Texas Establishes a Robust Strategic Bitcoin Reserve

Texas has emerged as one of the most assertive states in adopting Bitcoin reserve legislation. In June 2025, Governor Greg Abbott signed Senate Bill 21 and House Bill 4488, creating the Texas Strategic Bitcoin Reserve with strong legal protections to safeguard the fund from future legislative changes. The law allows Bitcoin—and potentially other digital assets meeting a market capitalization threshold of $500 billion over 24 months—to enter the reserve through various means, including purchases, forks, airdrops, or donations. This comprehensive framework positions Texas as a leader in state-level cryptocurrency adoption, reflecting confidence in Bitcoin’s long-term value and institutional viability. The legislation’s design ensures that the reserve is both flexible and secure, providing a model for other states considering similar initiatives.

States Facing Resistance and Legislative Failures in Bitcoin Reserve Efforts

Despite the successes in New Hampshire, Arizona, and Texas, several states have encountered significant obstacles in their attempts to establish Bitcoin reserves.
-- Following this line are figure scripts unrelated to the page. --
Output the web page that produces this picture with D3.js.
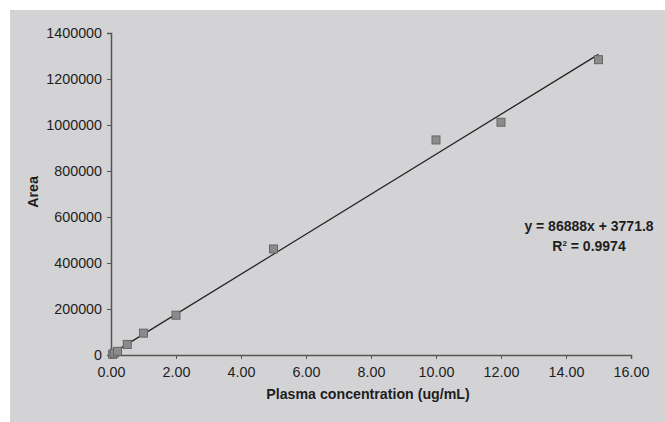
<!DOCTYPE html>
<html>
<head>
<meta charset="utf-8">
<script src="https://cdn.jsdelivr.net/npm/d3@7"></script>
<style>
  body { margin: 0; background: #fff; }
  svg { display: block; }
</style>
</head>
<body>
<div class="chart"></div>
<script>
// concentration (ug/mL) vs peak area
const conc = [0.05, 0.1, 0.2, 0.5, 1, 2, 5, 10, 12, 15];
const area = [3000, 8000, 16000, 46000, 95000, 173000, 461000, 935000, 1012000, 1284000];
const slope = 86888, intercept = 3771.8;
const xTicks = [0, 2, 4, 6, 8, 10, 12, 14, 16];
const yTicks = [0, 200000, 400000, 600000, 800000, 1000000, 1200000, 1400000];

const width = 665, height = 422;
const font = 'Liberation Sans, Arial, sans-serif';

const svg = d3.select('.chart').append('svg')
    .attr('width', width)
    .attr('height', height);

svg.append('rect')
    .attr('x', 10).attr('y', 10)
    .attr('width', width - 10).attr('height', height - 10)
    .attr('fill', '#d3d3d5');

let x = d3.scaleLinear().domain([0, 16]).range([111, 631]);
let y = d3.scaleLinear().domain([0, 1400000]).range([355, 33]);

let gx = svg.append('g')
    .attr('transform', `translate(0, ${y(0)})`)
    .call(d3.axisBottom(x).tickValues(xTicks).tickFormat(d3.format('.2f')).tickSizeOuter(4).tickSize(4));
let gy = svg.append('g')
    .attr('transform', `translate(${x(0)}, 0)`)
    .call(d3.axisLeft(y).tickValues(yTicks).tickFormat(d3.format('d')).tickSizeOuter(4).tickSize(4));

[gx, gy].forEach(g => {
    g.select('.domain').attr('stroke', '#555').attr('stroke-width', 1.5);
    g.selectAll('.tick line').attr('stroke', '#555');
    g.selectAll('text')
        .attr('font-family', font)
        .attr('font-size', 14.3)
        .attr('fill', '#1e1e1e');
});
gx.selectAll('text').attr('y', 12).attr('dy', '0.71em');
gy.selectAll('text').attr('x', -9);

// trendline
svg.append('line')
    .attr('x1', x(0)).attr('y1', y(intercept))
    .attr('x2', x(15)).attr('y2', y(slope * 15 + intercept))
    .attr('stroke', '#222')
    .attr('stroke-width', 1.2);

svg.selectAll('rect.pt')
    .data(conc)
    .join('rect')
    .attr('class', 'pt')
    .attr('x', (d, i) => x(d) - 4)
    .attr('y', (d, i) => y(area[i]) - 4)
    .attr('width', 8).attr('height', 8)
    .attr('fill', '#8b8b8d')
    .attr('stroke', '#666')
    .attr('stroke-width', 1);

// labels
svg.append('text')
    .attr('x', 368).attr('y', 399)
    .attr('text-anchor', 'middle')
    .attr('font-family', font).attr('font-size', 14.2).attr('font-weight', 'bold')
    .attr('fill', '#1e1e1e')
    .text('Plasma concentration (ug/mL)');

svg.append('text')
    .attr('transform', 'translate(38, 192) rotate(-90)')
    .attr('text-anchor', 'middle')
    .attr('font-family', font).attr('font-size', 14.2).attr('font-weight', 'bold')
    .attr('fill', '#1e1e1e')
    .text('Area');

const eq = svg.append('g')
    .attr('font-family', font).attr('font-size', 14).attr('font-weight', 'bold')
    .attr('fill', '#1e1e1e')
    .attr('text-anchor', 'middle');
eq.append('text')
    .attr('x', 589).attr('y', 231)
    .text(`y = ${slope}x + ${intercept}`);
const r2 = eq.append('text')
    .attr('x', 589).attr('y', 251);
r2.append('tspan').text('R');
r2.append('tspan').attr('font-size', 8).attr('dy', -5).text('2');
r2.append('tspan').attr('dy', 5).text(' = 0.9974');
</script>
</body>
</html>
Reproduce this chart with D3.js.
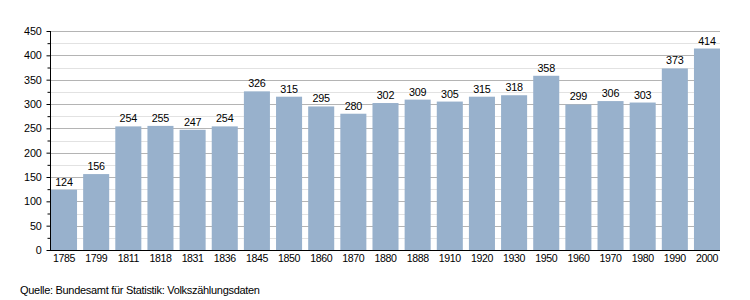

Montana’s House Bill 429, which proposed allocating up to $50 million into a mix of crypto, stablecoins, and precious metals, failed to advance due to insufficient support. Similar efforts in North Dakota, Pennsylvania, Wyoming, and South Dakota also stalled or were defeated, often citing concerns over Bitcoin’s price volatility, potential legal risks, and doubts about crypto’s suitability as a reserve asset. In Utah, blockchain-friendly legislation passed in March 2025, but provisions authorizing Bitcoin reserves were removed during the legislative process. These outcomes underscore the varied political and financial climates across states, with some lawmakers prioritizing caution over rapid adoption.

Conclusion

The evolving landscape of Bitcoin reserve legislation across U.S. states illustrates a complex interplay of innovation, risk management, and political will. While New Hampshire, Arizona, and Texas have charted paths toward integrating Bitcoin into public finance, many other states remain hesitant due to volatility concerns and regulatory uncertainties. As digital assets continue to mature, state-level initiatives may serve as important test cases for broader institutional adoption. Stakeholders should monitor these developments closely, as they could influence future policy and investment strategies in the cryptocurrency sector.